As taxas de cesárea no Brasil, apesar de ajustadas, são estimativas, visto que não há um sistema de classificação nacional. Considerando o cenário global, a OMS afirma que também “não existe uma classificação de cesáreas aceita internacionalmente que permita comparar, de forma relevante e útil, as taxas em diferentes hospitais, cidades ou regiões”.
“Há que se ressaltar que a cesariana salva vidas. Em diversos casos é uma indicação médica que visa a garantir a segurança tanto do bebê quanto da parturiente. Ter indicadores de partos é de extrema importância, mas é necessário definir padrões, e a Classificação de Robson, recomendada pela OMS, é o método adequado para o Brasil implantar”, explica o diretor do CFM José Hiran Gallo.

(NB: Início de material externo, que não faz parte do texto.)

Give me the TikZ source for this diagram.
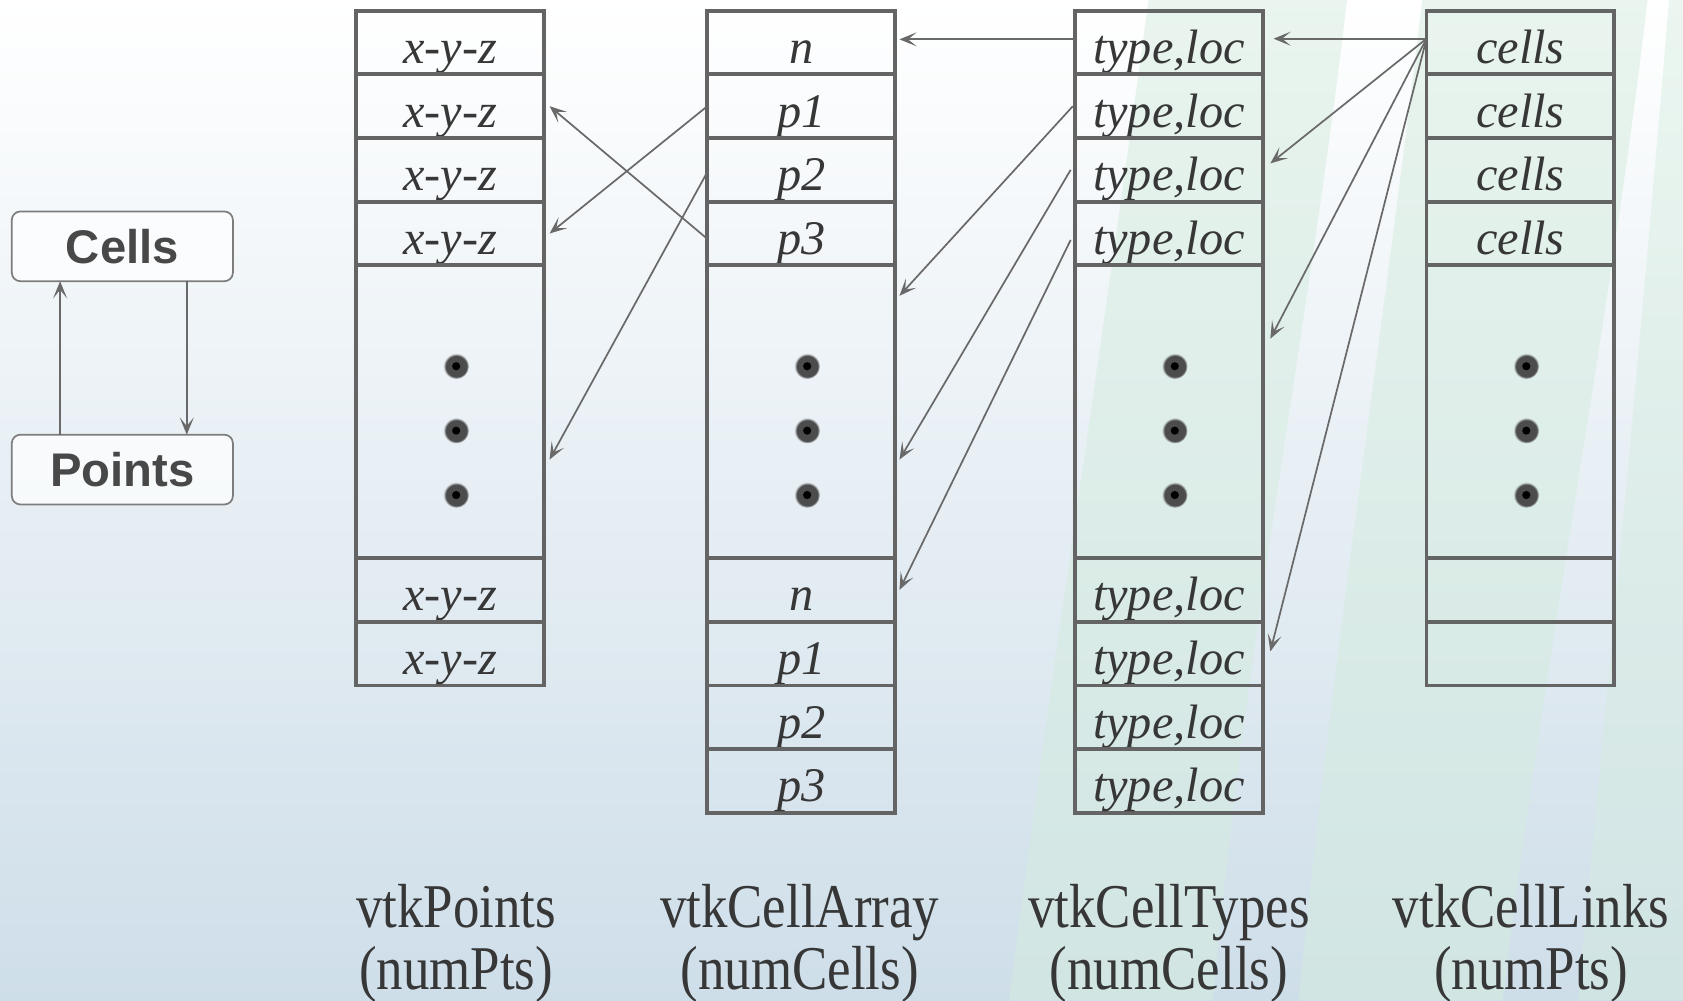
\documentclass[tikz,border=0pt]{standalone}
\usepackage{fontspec}
\setmainfont{Liberation Serif}
\newfontfamily\labelfont[FakeStretch=0.85]{Liberation Serif}
\newfontfamily\boxfont{Liberation Sans}
\usetikzlibrary{positioning,arrows.meta,fadings}

\definecolor{gridgray}{RGB}{100,100,100}
\definecolor{arrowgray}{RGB}{105,105,105}
\definecolor{textgray}{RGB}{55,55,55}
\definecolor{boxgray}{RGB}{125,125,125}
\definecolor{boxtext}{RGB}{72,72,72}
\definecolor{bgbottom}{RGB}{206,222,233}
\definecolor{bgmid}{RGB}{240,244,247}
\definecolor{mint}{RGB}{212,236,222}

\begin{document}
\begin{tikzpicture}[x=0.5pt, y=-0.5pt,
    cell/.style={rectangle, draw=gridgray, line width=1.8pt, outer sep=0pt, inner sep=0pt, minimum width=87.5pt, minimum height=29.65pt, text height=21.5pt, text depth=2pt, font=\itshape\fontsize{22.5}{22.5}\selectfont, text=textgray},
    dotcell/.style={cell, minimum height=136.4pt},
    dotmark/.style={circle, inner sep=0pt, minimum size=12pt, fill=black!70, path fading=circle with fuzzy edge 20 percent, path picture={\fill[black] (path picture bounding box.center) circle (1.9pt);}},
    groupbox/.style={rectangle, rounded corners=4pt, draw=boxgray, line width=0.8pt, outer sep=0pt, fill=white, fill opacity=0.7, text opacity=1, minimum width=103pt, minimum height=32.5pt, font=\boxfont\bfseries\fontsize{22}{22}\selectfont, text=boxtext},
    tablelabel/.style={align=center, font=\labelfont\fontsize{29}{28.5}\selectfont, text=textgray},
    link/.style={draw=arrowgray, line width=0.8pt, -{Stealth[length=8pt,width=6.5pt,inset=4pt]}}]

    % background
    \useasboundingbox (0,0) rectangle (1568,932);
    \shade[top color=white, middle color=bgmid, bottom color=bgbottom] (0,0) rectangle (1568,932);
    \fill[mint, opacity=0.5] (1070,0) .. controls (1030,300) and (980,620) .. (940,932) -- (1130,932) .. controls (1160,600) and (1220,300) .. (1255,0) -- cycle;
    \fill[mint, opacity=0.5] (1325,0) .. controls (1290,300) and (1240,620) .. (1210,932) -- (1400,932) .. controls (1440,600) and (1500,300) .. (1535,0) -- cycle;
    \fill[mint, opacity=0.45] (1555,0) .. controls (1530,300) and (1500,620) .. (1470,932) -- (1568,932) -- (1568,0) -- cycle;

    % Cells / Points
    \node (cells) [groupbox] at (114,229.5) {Cells};
    \node (points) [groupbox, below=71.5pt of cells] {Points};
    \draw[link] ([xshift=-29pt]points.north) -- ([xshift=-29pt]cells.south);
    \draw[link] ([xshift=30pt]cells.south) -- ([xshift=30pt]points.north);

    % vtkPoints
    \node (pt1) [cell] at (419.5,39.65) {x-y-z};
    \node (pt2) [cell, below=0pt of pt1] {x-y-z};
    \node (pt3) [cell, below=0pt of pt2] {x-y-z};
    \node (pt4) [cell, below=0pt of pt3] {x-y-z};
    \node (ptdots) [dotcell, below=0pt of pt4] {};
    \node (pt5) [cell, below=0pt of ptdots] {x-y-z};
    \node (pt6) [cell, below=0pt of pt5] {x-y-z};

    % vtkCellArray
    \node (ca1) [cell] at (746.5,39.65) {n};
    \node (ca2) [cell, below=0pt of ca1] {p1};
    \node (ca3) [cell, below=0pt of ca2] {p2};
    \node (ca4) [cell, below=0pt of ca3] {p3};
    \node (cadots) [dotcell, below=0pt of ca4] {};
    \node (ca5) [cell, below=0pt of cadots] {n};
    \node (ca6) [cell, below=0pt of ca5] {p1};
    \node (ca7) [cell, below=0pt of ca6] {p2};
    \node (ca8) [cell, below=0pt of ca7] {p3};

    % vtkCellTypes
    \node (ct1) [cell] at (1089,39.65) {type,loc};
    \node (ct2) [cell, below=0pt of ct1] {type,loc};
    \node (ct3) [cell, below=0pt of ct2] {type,loc};
    \node (ct4) [cell, below=0pt of ct3] {type,loc};
    \node (ctdots) [dotcell, below=0pt of ct4] {};
    \node (ct5) [cell, below=0pt of ctdots] {type,loc};
    \node (ct6) [cell, below=0pt of ct5] {type,loc};
    \node (ct7) [cell, below=0pt of ct6] {type,loc};
    \node (ct8) [cell, below=0pt of ct7] {type,loc};

    % vtkCellLinks
    \node (cl1) [cell] at (1416.5,39.65) {cells};
    \node (cl2) [cell, below=0pt of cl1] {cells};
    \node (cl3) [cell, below=0pt of cl2] {cells};
    \node (cl4) [cell, below=0pt of cl3] {cells};
    \node (cldots) [dotcell, below=0pt of cl4] {};
    \node (cl5) [cell, below=0pt of cldots] {};
    \node (cl6) [cell, below=0pt of cl5] {};

    % dots
    \node (ptd1) [dotmark] at ([xshift=2.75pt, yshift=21.2pt]ptdots.center) {};
    \node (ptd2) [dotmark] at ([xshift=2.75pt, yshift=-8.8pt]ptdots.center) {};
    \node (ptd3) [dotmark] at ([xshift=2.75pt, yshift=-38.8pt]ptdots.center) {};
    \node (cad1) [dotmark] at ([xshift=2.75pt, yshift=21.2pt]cadots.center) {};
    \node (cad2) [dotmark] at ([xshift=2.75pt, yshift=-8.8pt]cadots.center) {};
    \node (cad3) [dotmark] at ([xshift=2.75pt, yshift=-38.8pt]cadots.center) {};
    \node (ctd1) [dotmark] at ([xshift=2.75pt, yshift=21.2pt]ctdots.center) {};
    \node (ctd2) [dotmark] at ([xshift=2.75pt, yshift=-8.8pt]ctdots.center) {};
    \node (ctd3) [dotmark] at ([xshift=2.75pt, yshift=-38.8pt]ctdots.center) {};
    \node (cld1) [dotmark] at ([xshift=2.75pt, yshift=21.2pt]cldots.center) {};
    \node (cld2) [dotmark] at ([xshift=2.75pt, yshift=-8.8pt]cldots.center) {};
    \node (cld3) [dotmark] at ([xshift=2.75pt, yshift=-38.8pt]cldots.center) {};

    % cell array -> points
    \draw[link] (ca2.west) -- ([xshift=2.5pt]pt4.east);
    \draw[link] ([yshift=-2.5pt]ca4.west) -- ([xshift=2.5pt]pt2.east);
    \draw[link] ([yshift=-1pt]ca3.west) -- ([xshift=2.5pt, yshift=-22.3pt]ptdots.east);

    % cell types -> cell array
    \draw[link] ([yshift=1.5pt]ct1.west) -- ([xshift=2pt, yshift=1.5pt]ca1.east);
    \draw[link] ([xshift=-1pt]ct2.west) -- ([xshift=2pt, yshift=54pt]cadots.east);
    \draw[link] ([xshift=-2pt]ct3.west) -- ([xshift=2pt, yshift=-22.3pt]cadots.east);
    \draw[link] ([xshift=-2pt, yshift=-3pt]ct4.west) -- ([xshift=2pt]ca5.east);

    % cell links -> cell types
    \coordinate (hub) at ([yshift=1.8pt]cl1.west);
    \draw[link] (hub) -- ([xshift=5pt, yshift=1.8pt]ct1.east);
    \draw[link] (hub) -- ([xshift=3.5pt, yshift=3pt]ct3.east);
    \draw[link] (hub) -- ([xshift=3.5pt, yshift=34pt]ctdots.east);
    \draw[link] (hub) -- ([xshift=3.5pt, yshift=1pt]ct6.east);

    % table names
    \node (ptlabel) [tablelabel] at (425,879) {vtkPoints\\(numPts)};
    \node (calabel) [tablelabel] at (745,879) {vtkCellArray\\(numCells)};
    \node (ctlabel) [tablelabel] at (1089,879) {vtkCellTypes\\(numCells)};
    \node (cllabel) [tablelabel] at (1426.5,879) {vtkCellLinks\\(numPts)};
\end{tikzpicture}
\end{document}
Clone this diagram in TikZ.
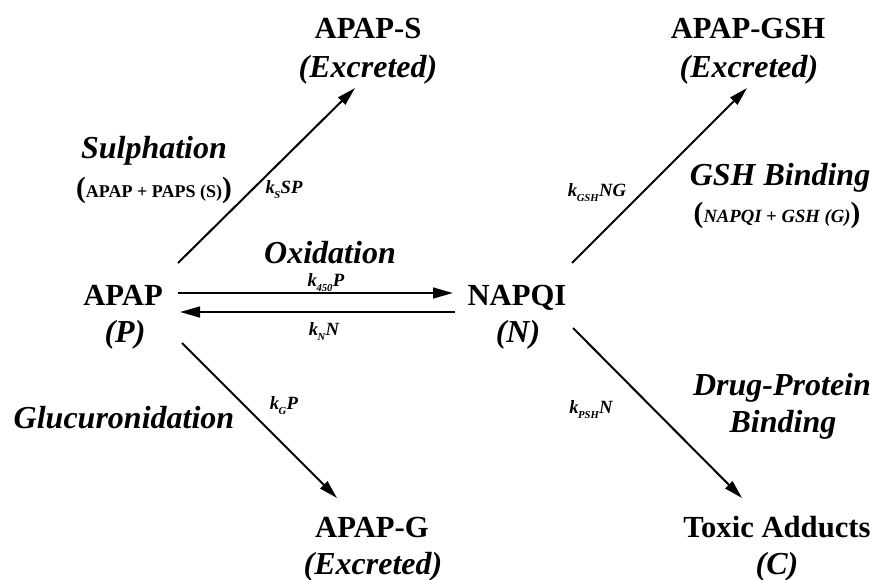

A Classificação de Robson, apresentada em 2001 pelo médico Michael Robson, reúne as gestantes em 10 grupos conforme suas características obstétricas, como nulíparas com feto único em apresentação pélvica e multíparas sem cesárea anterior com feto único, cefálico, ≥ 37 semanas e em trabalho de parto espontâneo. As características de definição dos grupos são informações colhidas rotineiramente nos hospitais, o que viabiliza a implantação do sistema, a tabulação e a comparação dos dados.
Além de recomendar a Classificação de Robson “como instrumento padrão em todo o mundo para avaliar, monitorar e comparar taxas de cesáreas ao longo do tempo em um mesmo hospital e entre diferentes hospitais”, a OMS informou que irá construir “um manual sobre como usar, implementar e interpretar a classificação de Robson, que incluirá a padronização de todos os termos e definições”.